== Provided information ==
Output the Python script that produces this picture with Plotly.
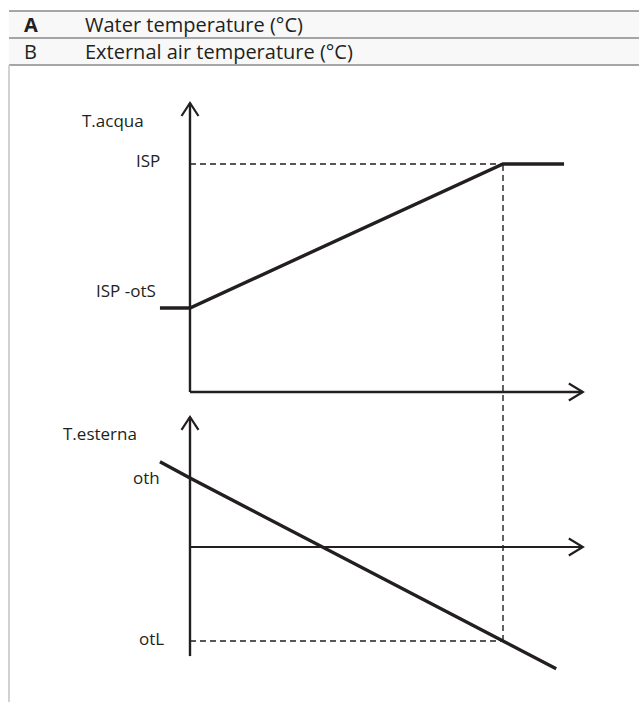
import plotly.graph_objects as go

W, H = 639, 702
INK = "#231f20"
FONT = "Open Sans"

# --- diagram data -----------------------------------------------------------
# shared time axis; T.esterna falls steadily, T.acqua follows the compensation curve
time_ext = [-0.96, 0, 10, 11.7]
t_ext = [13.6, 11, -15, -19.4]
time_water = [-0.96, 0, 10, 11.95]
t_water = [20, 20, 35, 35]

ISP = 35
ISP_otS = 20
oth = 11
otL = -15
t_break = 10

header_keys = ["A", "B"]
header_text = ["Water temperature (°C)", "External air temperature (°C)"]
water_ticks = ["ISP", "ISP -otS"]
ext_ticks = ["oth", "otL"]
axis_titles = ["T.acqua", "T.esterna"]

# --- axis geometry ----------------------------------------------------------
X_RANGE = [-6.07, 14.345]
YW_RANGE = [-21.04, 52.08]     # water temperature scale (upper panel)
YE_RANGE = [-24.72, 87.24]     # external temperature scale (lower panel)
AX_END = 12.55                 # where the time arrows end
W_AXIS = [11.25, 41.35]        # upper vertical axis extent
E_AXIS = [-17.4, 20.75]        # lower vertical axis extent

XS = W / (X_RANGE[1] - X_RANGE[0])
WS = H / (YW_RANGE[1] - YW_RANGE[0])
ES = H / (YE_RANGE[1] - YE_RANGE[0])


def w_to_px(v):
    return (YW_RANGE[1] - v) * WS


def px_to_e(p):
    return YE_RANGE[1] - p / ES


fig = go.Figure()


def seg(xs, ys, yaxis="y", width=2.2, dash="solid"):
    fig.add_trace(go.Scatter(
        x=xs, y=ys, yaxis=yaxis, mode="lines",
        line=dict(color=INK, width=width, dash=dash),
        hoverinfo="skip", showlegend=False, cliponaxis=False))


def arrow_up(x, ytip, yaxis, scale):
    a, b = 13 / scale, 8.5 / XS
    seg([x - b, x, x + b], [ytip - a, ytip, ytip - a], yaxis, 2.2)


def arrow_right(xtip, y, yaxis, scale):
    a, b = 14 / XS, 8.5 / scale
    seg([xtip - a, xtip, xtip - a], [y + b, y, y - b], yaxis, 2.2)


# upper panel axes
seg([0, 0], W_AXIS, "y", 2.4)
seg([0, AX_END], [W_AXIS[0], W_AXIS[0]], "y", 2.4)
arrow_up(0, W_AXIS[1], "y", WS)
arrow_right(AX_END, W_AXIS[0], "y", WS)

# lower panel axes
seg([0, 0], E_AXIS, "y2", 2.4)
seg([0, AX_END], [0, 0], "y2", 1.8)
arrow_up(0, E_AXIS[1], "y2", ES)
arrow_right(AX_END, 0, "y2", ES)

# dashed reference lines
DASH = "6px,4px"
seg([0, t_break], [ISP, ISP], "y", 1.4, DASH)
seg([0, t_break], [otL, otL], "y2", 1.4, DASH)
seg([t_break, t_break], [otL, px_to_e(w_to_px(ISP))], "y2", 1.4, DASH)

# curves
seg(time_water, t_water, "y", 3.4)
seg(time_ext, t_ext, "y2", 3.4)

# axis labels
lab = dict(showarrow=False, xanchor="right", yanchor="middle",
           font=dict(family=FONT, size=17, color=INK))
fig.add_annotation(x=0, y=ISP, yref="y", text=water_ticks[0], xshift=-28, yshift=3, **lab)
fig.add_annotation(x=0, y=ISP_otS, yref="y", text=water_ticks[1], xshift=-32, yshift=17, **lab)
fig.add_annotation(x=0, y=oth, yref="y2", text=ext_ticks[0], xshift=-28, yshift=1, **lab)
fig.add_annotation(x=0, y=otL, yref="y2", text=ext_ticks[1], xshift=-24, yshift=3, **lab)
fig.add_annotation(x=0, y=W_AXIS[1], yref="y", text=axis_titles[0], xshift=-44, yshift=-17, **lab)
fig.add_annotation(x=0, y=E_AXIS[1], yref="y2", text=axis_titles[1], xshift=-51, yshift=-17, **lab)


# --- header table -----------------------------------------------------------
def px(x):
    return x / W


def py(y):
    return 1 - y / H


rows = [(11, 38), (38, 65)]
for top, bot in rows:
    fig.add_shape(type="rect", xref="paper", yref="paper",
                  x0=px(9), x1=px(W), y0=py(bot), y1=py(top),
                  fillcolor="#f8f8f8", line=dict(width=0), layer="below")
for yl in (11, 38, 65):
    fig.add_shape(type="line", xref="paper", yref="paper",
                  x0=px(9), x1=px(W), y0=py(yl), y1=py(yl),
                  line=dict(color="#8a8a8a", width=1.5))
fig.add_shape(type="line", xref="paper", yref="paper",
              x0=px(9), x1=px(9), y0=py(65), y1=py(H),
              line=dict(color="#d2d2d2", width=2))

for i, (top, bot) in enumerate(rows):
    yc = py((top + bot) / 2)
    fig.add_annotation(xref="paper", yref="paper", x=px(22), y=yc,
                       text=f"<b>{header_keys[i]}</b>" if i == 0 else header_keys[i],
                       showarrow=False, xanchor="left", yanchor="middle",
                       font=dict(family=FONT, size=20, color=INK))
    fig.add_annotation(xref="paper", yref="paper", x=px(83), y=yc,
                       text=header_text[i], showarrow=False,
                       xanchor="left", yanchor="middle",
                       font=dict(family=FONT, size=20, color=INK))

fig.update_layout(
    width=W, height=H, autosize=False,
    margin=dict(l=0, r=0, t=0, b=0, pad=0),
    paper_bgcolor="white", plot_bgcolor="white",
    showlegend=False,
    xaxis=dict(range=X_RANGE, visible=False, fixedrange=True),
    yaxis=dict(range=YW_RANGE, visible=False, fixedrange=True, domain=[0, 1]),
    yaxis2=dict(range=YE_RANGE, visible=False, fixedrange=True,
                overlaying="y", domain=[0, 1]),
)

fig.write_html("out.html", config={"displayModeBar": False})
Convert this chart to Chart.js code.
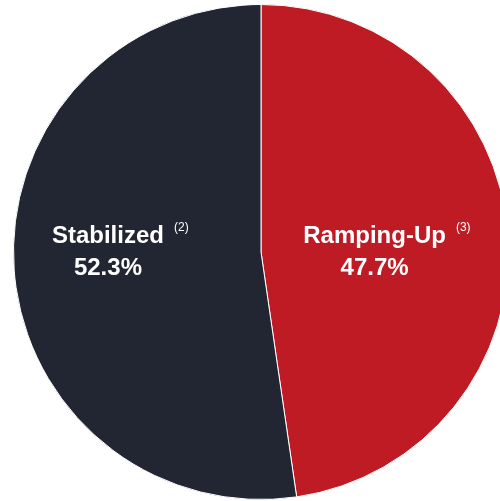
<!DOCTYPE html>
<html>
<head>
<meta charset="utf-8">
<script src="https://cdn.jsdelivr.net/npm/chart.js@4"></script>
<style>
  html, body { margin: 0; padding: 0; background: #fff; overflow: hidden; }
  #wrap { width: 500px; height: 501px; overflow: hidden; }
  canvas { display: block; }
</style>
</head>
<body>
<div id="wrap"><canvas id="pie" width="522" height="501"></canvas></div>
<script>
const labels = ["Ramping-Up", "Stabilized"];
const shares = [47.7, 52.3];
const notes = ["(3)", "(2)"];
const colors = ["#BE1B24", "#222532"];
// how far out along the radius each label sits
const labelDist = [0.46, 0.62];

// draws name, footnote marker and percentage inside each slice
const sliceLabels = {
  id: "sliceLabels",
  afterDatasetsDraw(chart) {
    const ctx = chart.ctx;
    const arcs = chart.getDatasetMeta(0).data;
    ctx.save();
    ctx.fillStyle = "#fff";
    ctx.textAlign = "center";
    ctx.textBaseline = "middle";
    arcs.forEach((arc, i) => {
      const mid = (arc.startAngle + arc.endAngle) / 2;
      const x = arc.x + Math.cos(mid) * arc.outerRadius * labelDist[i];
      const y = arc.y;
      ctx.font = "bold 24px 'Liberation Sans', Arial, sans-serif";
      ctx.fillText(labels[i], x, y - 16);
      ctx.fillText(shares[i].toFixed(1) + "%", x, y + 16);
      const w = ctx.measureText(labels[i]).width;
      ctx.font = "12px 'Liberation Sans', Arial, sans-serif";
      ctx.textAlign = "left";
      ctx.fillText(notes[i], x + w / 2 + 10, y - 24);
      ctx.textAlign = "center";
    });
    ctx.restore();
  },
};

new Chart(document.getElementById("pie"), {
  type: "pie",
  data: {
    labels: labels,
    datasets: [
      {
        data: shares,
        backgroundColor: colors,
        borderColor: "#fff",
        borderWidth: 1,
      },
    ],
  },
  options: {
    responsive: false,
    animation: false,
    layout: { padding: { top: 4, bottom: 1 } },
    plugins: {
      legend: { display: false },
      tooltip: { enabled: false },
    },
  },
  plugins: [sliceLabels],
});
</script>
</body>
</html>
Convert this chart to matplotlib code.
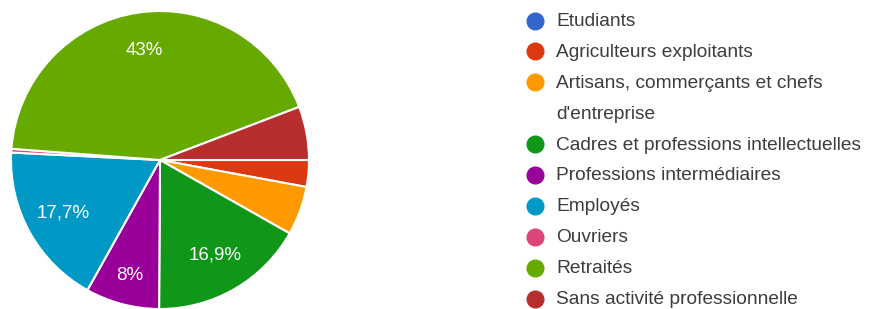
import matplotlib.pyplot as plt
from matplotlib.lines import Line2D

plt.rcParams['font.family'] = ['Liberation Sans', 'DejaVu Sans']

categories = ['Etudiants', 'Agriculteurs exploitants',
              "Artisans, commerçants et chefs\nd'entreprise",
              'Cadres et professions intellectuelles', 'Professions intermédiaires',
              'Employés', 'Ouvriers', 'Retraités', 'Sans activité professionnelle']
values = [0, 2.9, 5.3, 16.9, 8.0, 17.7, 0.4, 43.0, 5.8]
slice_labels = ['', '', '', '16,9%', '8%', '17,7%', '', '43%', '']
colors = ['#3366CC', '#DC3912', '#FF9900', '#109618', '#990099',
          '#0099C6', '#DD4477', '#66AA00', '#B82E2E']

W, H = 876, 309
fig = plt.figure(figsize=(W / 100, H / 100), dpi=100)
ax = fig.add_axes([11 / W, 0, 298 / W, 298 / H])

wedges, texts = ax.pie(values, labels=slice_labels, colors=colors, startangle=0,
                       counterclock=False, labeldistance=0.74,
                       wedgeprops=dict(edgecolor='white', linewidth=1.5),
                       textprops=dict(color='white', fontsize=13.5, ha='center', va='center'))
# le petit secteur "8%" a son étiquette un peu plus vers le bord
x8, y8 = texts[4].get_position()
texts[4].set_position((x8 * 1.08, y8 * 1.08))
ax.set_aspect('equal')
ax.set_xlim(-1.0, 1.0)
ax.set_ylim(-1.0, 1.0)

# légende manuelle, une ligne de texte tous les 31 px
y = 21.5
for cat, col in zip(categories, colors):
    fig.add_artist(Line2D([535 / W], [1 - (y - 1) / H], marker='o', markersize=12,
                          color=col, transform=fig.transFigure))
    for line in cat.split('\n'):
        fig.text(556 / W, 1 - y / H, line, fontsize=13.8, color='#3c3c3c',
                 va='center', ha='left')
        y += 30.9

fig.savefig('out.png', dpi=100)
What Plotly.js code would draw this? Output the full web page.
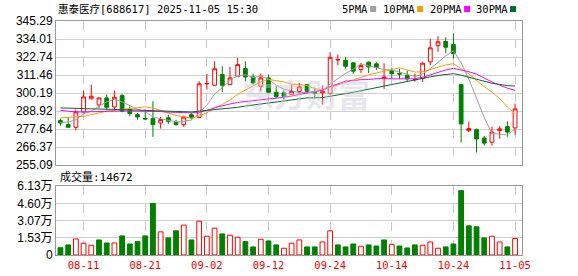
<!DOCTYPE html>
<html><head><meta charset="utf-8">
<script src="https://cdn.plot.ly/plotly-3.0.1.min.js"></script>
<style>html,body{margin:0;padding:0;background:#fff}#c{width:578px;height:276px}</style>
</head><body><div id="c"></div>
<script>
const dates = ['08-06','08-07','08-08','08-11','08-12','08-13','08-14','08-15','08-18','08-19','08-20','08-21','08-22','08-25','08-26','08-27','08-28','08-29','09-01','09-02','09-03','09-04','09-05','09-08','09-09','09-10','09-11','09-12','09-15','09-16','09-17','09-18','09-19','09-22','09-23','09-24','09-25','09-26','09-29','09-30','10-09','10-10','10-13','10-14','10-15','10-16','10-17','10-20','10-21','10-22','10-23','10-24','10-27','10-28','10-29','10-30','10-31','11-03','11-04','11-05'];
const openP  = [283.0,280.5,278.8,288.4,296.6,292.8,297.2,291.5,298.6,289.9,286.7,284.4,284.2,281.5,284.7,281.9,280.5,286.7,285.0,305.9,305.1,311.8,305.5,310.7,315.5,310.3,304.5,309.7,300.7,300.3,299.3,301.3,305.5,300.5,300.3,299.9,320.9,320.7,319.1,314.9,319.5,318.5,309.3,314.3,312.4,311.3,308.5,309.3,319.7,329.9,332.5,330.6,305.5,276.7,277.3,272.1,269.5,276.7,279.2,278.4];
const highP  = [284.2,285.3,289.9,301.8,305.5,297.2,299.3,301.8,299.7,291.9,287.8,289.9,295.1,285.3,286.7,283.6,286.1,287.8,307.6,312.2,320.1,317.0,316.6,322.2,320.1,312.4,312.4,311.8,304.5,301.9,305.5,306.6,305.6,303.5,304.9,325.8,324.3,322.9,319.7,319.1,320.1,319.7,318.7,316.0,315.4,314.3,312.4,319.5,334.1,335.8,335.1,337.5,305.6,282.3,278.0,273.4,279.2,279.5,282.5,293.6];
const lowP   = [279.8,278.8,276.9,288.0,296.3,290.9,289.4,289.4,288.2,285.7,283.6,283.6,272.8,278.0,280.9,279.8,279.0,283.6,284.7,302.4,305.0,300.9,305.4,310.6,307.6,305.5,301.3,300.3,297.2,296.1,299.2,299.3,300.3,297.0,293.0,299.3,317.6,315.5,312.2,312.8,312.8,314.5,302.8,309.7,309.1,307.2,307.4,307.1,317.6,326.0,325.4,321.8,269.4,275.8,263.1,267.3,267.3,271.7,272.9,274.2];
const closeP = [281.5,278.8,288.4,297.8,298.2,297.2,291.3,297.6,288.8,287.4,285.3,284.0,280.5,283.6,282.5,280.5,285.2,285.0,306.0,306.2,315.4,305.1,309.7,318.0,310.3,306.6,309.7,300.7,298.1,298.2,301.3,304.1,301.3,300.2,301.3,322.6,321.2,317.0,313.9,317.4,316.6,316.2,310.3,312.4,312.1,309.1,308.7,318.9,328.5,332.3,328.9,324.9,280.9,278.0,271.5,268.9,275.8,277.8,275.8,290.3];
const volume = [6500,9000,14300,10500,8700,13400,10700,10700,17000,9800,11900,17000,45900,20600,15200,21500,26600,13400,30100,16700,23900,18800,17600,15800,11900,7200,14000,12500,9000,6000,10500,13400,7200,7200,11600,21500,9000,7200,9800,7800,9000,8000,13400,9500,8000,6300,9000,8700,11600,6000,7200,9800,57300,26000,25100,15200,16700,11600,7200,14672];
const ma5Head  = [281.9,282.0,283.6,287.2];
const ma10Head = [284.65,285.0,285.3,285.7,286.7,287.8,288.8,289.5,289.9];
const ma20Head = [289.4,288.9,288.4,288.4,288.6,288.8,288.9,289.0,289.0,289.0,289.0,288.9,288.8,288.6,288.3,288.0,287.8,287.8,288.3];
const ma30Head = [290.9,290.8,290.7,290.6,290.5,290.4,290.3,290.2,290.0,289.8,289.6,289.4,289.2,289.0,288.8,288.6,288.5,288.4,288.9,289.3,289.8,290.2,290.7,291.3,292.1,292.8,293.6,294.1,294.6];
const tickDates = ['08-11','08-21','09-02','09-12','09-24','10-14','10-24','11-05'];
const priceTicks = [255.09,266.37,277.64,288.92,300.19,311.46,322.74,334.01,345.29];
const volTicks = [0,15325,30650,45975,61300];
const volLabels = ['0','1.53万','3.07万','4.60万','6.13万'];
const maNames = ['5PMA','10PMA','20PMA','30PMA'];
const maColors = ['#a0a0a0','#f5a000','#ff00ff','#006d2c'];

function movingAvg(n, head){
  return closeP.map((c,i)=>{
    if(i < n-1) return head[i];
    let s=0; for(let k=i-n+1;k<=i;k++) s+=closeP[k];
    return s/n;
  });
}
const mas = [movingAvg(5,ma5Head),movingAvg(10,ma10Head),movingAvg(20,ma20Head),movingAvg(30,ma30Head)];

const UP='#ff0000', DN='#008000';
const volUp = closeP.map((c,i)=> i===0 ? c>=openP[0] : c>=closeP[i-1]);

const traces = [];
traces.push({type:'candlestick', x:dates, open:openP, high:highP, low:lowP, close:closeP,
  xaxis:'x', yaxis:'y', whiskerwidth:0,
  increasing:{line:{color:UP,width:1}, fillcolor:'#ffffff'},
  decreasing:{line:{color:DN,width:1}, fillcolor:DN}, hoverinfo:'skip'});
mas.forEach((m,j)=>traces.push({type:'scatter', mode:'lines', x:dates, y:m, xaxis:'x', yaxis:'y',
  line:{color:maColors[j], width:1}, hoverinfo:'skip'}));
traces.push({type:'bar', x:dates, y:volume, xaxis:'x2', yaxis:'y2', width:0.62,
  marker:{color:volUp.map(u=>u?'#ffffff':DN), line:{color:volUp.map(u=>u?UP:DN), width:1}}, hoverinfo:'skip'});

// pixel helpers for placing decorations
const L=55.5, R=522, T=21, B=255.5;
const px = x => (x-L)/(R-L);
const py = y => (B-y)/(B-T);

const monoF = 'DejaVu Sans Mono, Noto Sans CJK SC, monospace';
const annotations = [
  {xref:'paper', yref:'paper', x:px(56), y:py(9), xanchor:'left', yanchor:'middle', showarrow:false,
   text:'惠泰医疗[688617] 2025-11-05 15:30', font:{family:monoF, size:10.5, color:'#000'}},
  {xref:'paper', yref:'paper', x:px(58), y:py(177), xanchor:'left', yanchor:'middle', showarrow:false,
   text:'成交量:14672', font:{family:monoF, size:11, color:'#000'}},
  {xref:'paper', yref:'paper', x:px(306), y:py(93), xanchor:'center', yanchor:'middle', showarrow:false,
   text:'东方财富', font:{family:'Noto Sans CJK SC', size:32, color:'rgba(200,200,212,0.45)', weight:700}}
];
const shapes = [];
const legX = [340,381,428,474], sqX=[370,417,464,510];
maNames.forEach((n,j)=>{
  annotations.push({xref:'paper', yref:'paper', x:px(legX[j]), y:py(9), xanchor:'left', yanchor:'middle', showarrow:false,
    text:n, font:{family:monoF, size:10.5, color:'#000'}});
  shapes.push({type:'rect', xref:'paper', yref:'paper', x0:px(sqX[j]), x1:px(sqX[j]+6), y0:py(12), y1:py(6),
    fillcolor:maColors[j], line:{width:0}});
});

const common = {type:'category', range:[-0.58,59.9], tickmode:'array', tickvals:tickDates, ticktext:tickDates,
  showgrid:true, gridcolor:'#c8c8c8', griddash:'dash', gridwidth:1, showline:true, mirror:true,
  linecolor:'#999999', linewidth:1, ticks:'', zeroline:false, fixedrange:true};
const layout = {
  width:578, height:276, margin:{l:L, r:578-R, t:T, b:276-B},
  paper_bgcolor:'#ffffff', plot_bgcolor:'#ffffff', showlegend:false,
  xaxis:Object.assign({}, common, {anchor:'y', showticklabels:false, rangeslider:{visible:false}}),
  xaxis2:Object.assign({}, common, {anchor:'y2', showticklabels:true,
    tickfont:{family:monoF, size:10.5, color:'#ff0000'}}),
  yaxis:{domain:[py(165.5),1], range:[255.085,345.295], tickmode:'array', tickvals:priceTicks,
    ticktext:priceTicks.map(v=>v.toFixed(2)), showgrid:true, gridcolor:'#d0d0d0', gridwidth:1,
    showline:true, mirror:true, linecolor:'#999999', linewidth:1, ticks:'', zeroline:false,
    tickfont:{family:'Liberation Sans, Arial', size:12, color:'#000'}, fixedrange:true},
  yaxis2:{domain:[0,py(186.5)], range:[0,61300], tickmode:'array', tickvals:volTicks, ticktext:volLabels,
    showgrid:true, gridcolor:'#d0d0d0', gridwidth:1, showline:true, mirror:true, linecolor:'#999999',
    linewidth:1, ticks:'', zeroline:false,
    tickfont:{family:'Liberation Sans, Noto Sans CJK SC', size:12, color:'#000'}, fixedrange:true},
  annotations:annotations, shapes:shapes
};
Plotly.newPlot('c', traces, layout, {displayModeBar:false, staticPlot:true});
</script></body></html>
===
=== Task goal ===
Exactly as written, repeat the lines from the beginning of the entries up to and including the line with "t_break = 10", but not the pictures.

=== The reply ===
Output the Python script that produces this picture with Plotly.
import plotly.graph_objects as go

W, H = 639, 702
INK = "#231f20"
FONT = "Open Sans"

# --- diagram data -----------------------------------------------------------
# shared time axis; T.esterna falls steadily, T.acqua follows the compensation curve
time_ext = [-0.96, 0, 10, 11.7]
t_ext = [13.6, 11, -15, -19.4]
time_water = [-0.96, 0, 10, 11.95]
t_water = [20, 20, 35, 35]

ISP = 35
ISP_otS = 20
oth = 11
otL = -15
t_break = 10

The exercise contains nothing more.